OCCAM: Object Culling and Concretization for Assurance Maximization
BSD 3-Clause "New" or "Revised" License
26 stars 10 forks source link

Adding support for OCCAMIZE libraries #29

Closed RafaeNoor closed 3 years ago

RafaeNoor commented 4 years ago

Initializing support for OCCAM to specialize libraries by specifying which functions a user will need from a particular library

RafaeNoor commented 4 years ago

Currently the way to invoke the OCCAMize Library functionality is to pass the name of the library bitcode as the main bitcode in the manifest. Then the user would invoke slash.py with the flag --entry-point=functionName1,functionName2,functionName3. The razor.py python wrapper would stop before the linking stage if this flag is passed.

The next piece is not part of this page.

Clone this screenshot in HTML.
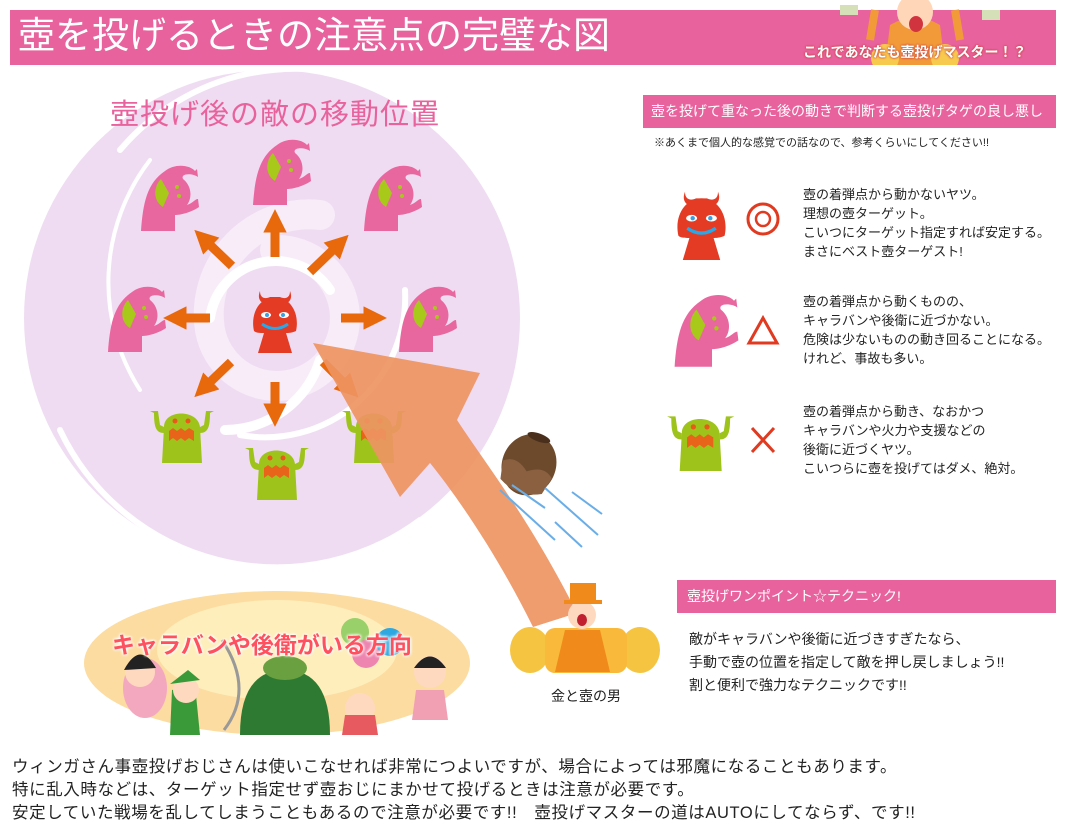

RafaeNoor commented 4 years ago

I've added some tests to test/liboccamize, with some basic description of the behavior of the pass

RafaeNoor commented 4 years ago

There are two modes for library (bitcode) specilization in OCCAM now: 1) The --entry-point=func1,func2,... flag to the slash.py script where the main module in the manifest is the library bitcode. In this case OCCAM would stop right before the link time stage. This can be leveraged when users know which functions they want from a library and they can manually specify. 2) A new 'lib_spec' key in the manifest where the main module would be the main program which will use functions from the library to be specialized and the libraries which will be specialised would go in the list again 'lib_spec'. Here OCCAM would automatically identify the external functions in the main module and pass them as the entry point functions to the library bitcodes. In this case, slash.py would go on to link the modules into a final program.

RafaeNoor commented 4 years ago

To generalize the entry-point specialization of libraries, OCCAM now supports cases where multiple prototypes can exist for the same function name. This is possible with C++ programs, however LLVM mangles these names to include type info as well. E.g. int add(int a, int b) becomes _Z3addii. Support has been added which constructs a map of demangled function names to a vector of mangled function names. Here for example there are two functions with the name add: int add(int a, int b) int add(int a, int b, int c)

Checking from occam.log file you would see the following:

| Printing Function Name Map | add: _Z3addii _Z3addiii ...

Hence, specifying entry point names would now capture all the functions with the same demangled name.

RafaeNoor commented 4 years ago

I have made changes according to your comments. There are a few things which are giving some issues which I will look over in detail:

  1. I tried using raw_fd_ostream however due to some reason, llvm was marking it's constructor implicitly deleted due to some reason (having to do with how llvm was built). I'll look into that. Right now I'm using the ostream object meanwhile.

  2. I've replaced some uses of std::string with StringRef, however in the DummyMainFunction.cpp pass when I store it in a vector and try to access again it doesn't behave properly. I've even tried inlining the function which creates this vector incase the issue was with copy constructors being called on return from a function but that didn't fix. I checked the reference manual and generally they don't recommend storing StringRef.

With regards to functionality:

Dr. Ashish requested a configuration where libraries could be specialized according to sets of application programs. Nibbler has a library debloating functionality which provides this. This functionality has been incorporated into OCCAM via a new key in the manifest main_spec. Like lib_spec corresponded to the list of library bitcodes which needed to be specialized, main_spec is a list of application program bitcodes which would be used to idenitfy a union of uses from the libraries in lib_spec and specialize the libraries accordingly. A test-case has also been pushed to show this usage.

The resultant library bitcodes would be usable for all the application programs specified in the main_spec key.

caballa commented 4 years ago

@RafaeNoor : what is the status of this PR? you need to resolve the conflicts. Probably is the renaming in some of the manifest keys

caballa commented 3 years ago

Manually merged in commit b50608f